On March 6, China’s AI agent Manus trended on Chinese social media platform Weibo. According to its team, Manus is an autonomous AI agent designed to handle complex tasks beyond traditional AI assistants by delivering complete task results. A four-minute demo showcased its capabilities, including screening resumes like a human intern. Manus achieved state-of-the-art (SOTA) results in GAIA benchmark tests. This may be the first AI agent product to signal the beginning of China’s AI agent era.
Why it matters: Manus’ rise reflects growing interest in AI agents capable of independently executing complex tasks, a shift from traditional AI assistants that primarily provide suggestions or answers.
Details:
- Manus, developed by a team led by entrepreneur Xiao Hong, has gained significant attention on Chinese social media. Unlike conventional AI assistants, it autonomously completes tasks rather than merely offering recommendations.
- The product achieved a state-of-the-art (SOTA) performance across all three difficulty levels of the GAIA benchmark, which evaluates AI assistants’ ability to solve real-world problems.

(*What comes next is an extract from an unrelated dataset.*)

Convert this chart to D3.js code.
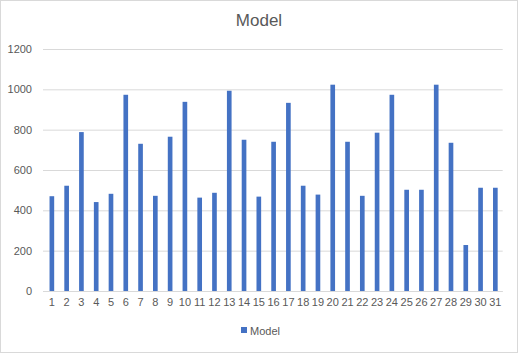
<!DOCTYPE html>
<html>
<head>
<meta charset="utf-8">
<script src="https://cdn.jsdelivr.net/npm/d3@7"></script>
<style>
  body { margin: 0; background: #fff; }
  svg { display: block; font-family: "Liberation Sans", Arial, sans-serif; }
</style>
</head>
<body>
<svg id="chart" width="518" height="353"></svg>
<script>
// chart data
var days = d3.range(1, 32).map(String);
var modelValues = [470, 522, 788, 441, 482, 973, 730, 472, 765, 938,
                   463, 487, 993, 750, 468, 740, 933, 522, 478, 1023,
                   740, 472, 785, 973, 502, 502, 1023, 735, 228, 512, 512];
var yTicks = [0, 200, 400, 600, 800, 1000, 1200];

var WIDTH = 518, HEIGHT = 353;
var TEXT_COLOR = "#595959";
var GRID_COLOR = "#d9d9d9";
var BAR_COLOR = "#4472c4";

var svg = d3.select("#chart");

// outer border
svg.append("rect")
  .attr("x", 0.5).attr("y", 0.5)
  .attr("width", WIDTH - 1).attr("height", HEIGHT - 1)
  .attr("fill", "#fff")
  .attr("stroke", GRID_COLOR);

var plotLeft = 44.5, plotRight = 502.7;
var plotTop = 49, plotBottom = 291;

var xScale = d3.scaleBand()
  .domain(days)
  .range([plotLeft, plotRight])
  .paddingInner(0.685)
  .paddingOuter(0.34);

var yScale = d3.scaleLinear()
  .domain([0, 1200])
  .range([plotBottom, plotTop]);

// gridlines + y labels
var yAxis = d3.axisLeft(yScale)
  .tickValues(yTicks)
  .tickFormat(d3.format("d"))
  .tickSize(-(plotRight - 43))
  .tickPadding(11);

var yG = svg.append("g")
  .attr("transform", "translate(43,0)")
  .call(yAxis);
yG.select(".domain").remove();
yG.selectAll(".tick line").attr("stroke", GRID_COLOR);
yG.selectAll(".tick text")
  .attr("fill", TEXT_COLOR)
  .style("font-size", "11px");

// bars
svg.append("g").selectAll("rect")
  .data(modelValues)
  .enter()
  .append("rect")
  .attr("x", function (d, i) { return xScale(days[i]); })
  .attr("y", function (d) { return yScale(d); })
  .attr("width", xScale.bandwidth())
  .attr("height", function (d) { return plotBottom - yScale(d); })
  .attr("fill", BAR_COLOR);

// x axis
var xAxis = d3.axisBottom(xScale).tickSize(0).tickPadding(7);
var xG = svg.append("g")
  .attr("transform", "translate(0," + plotBottom + ")")
  .call(xAxis);
xG.select(".domain")
  .attr("d", "M43,0.5H" + plotRight)
  .attr("stroke", GRID_COLOR);
xG.selectAll(".tick text")
  .attr("fill", TEXT_COLOR)
  .style("font-size", "11px");

// title
svg.append("text")
  .attr("x", WIDTH / 2)
  .attr("y", 26)
  .attr("text-anchor", "middle")
  .attr("fill", TEXT_COLOR)
  .style("font-size", "17px")
  .text("Model");

// legend
svg.append("rect")
  .attr("x", 241).attr("y", 327)
  .attr("width", 6).attr("height", 6)
  .attr("fill", BAR_COLOR);
svg.append("text")
  .attr("x", 250).attr("y", 334.5)
  .attr("fill", TEXT_COLOR)
  .style("font-size", "11px")
  .text("Model");
</script>
</body>
</html>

- Manus remains in beta testing, with users required to apply for access. Reports indicate high demand, with invite codes being resold on secondary markets for up to RMB 100,000 ($13,900).
- The company has denied any official paid channels for obtaining invite codes.
Context: China’s AI sector is experiencing intensified competition in AI agent development, with companies seeking to push beyond traditional chatbot functionalities. Manus’ emergence follows the rise of DeepSeek, another domestic AI model that recently gained significant traction. Globally, OpenAI’s announcement of a $20,000 monthly subscription for an enterprise-grade AI agent, signals growing commercial interest in autonomous AI.
- Xiao Hong, the founder behind Manus, previously launched AI assistant Monica, which integrates multiple large language models (LLMs) and initially gained popularity in overseas markets. A Chinese version of Monica, supporting deep reasoning and real-time search capabilities, entered beta testing in February.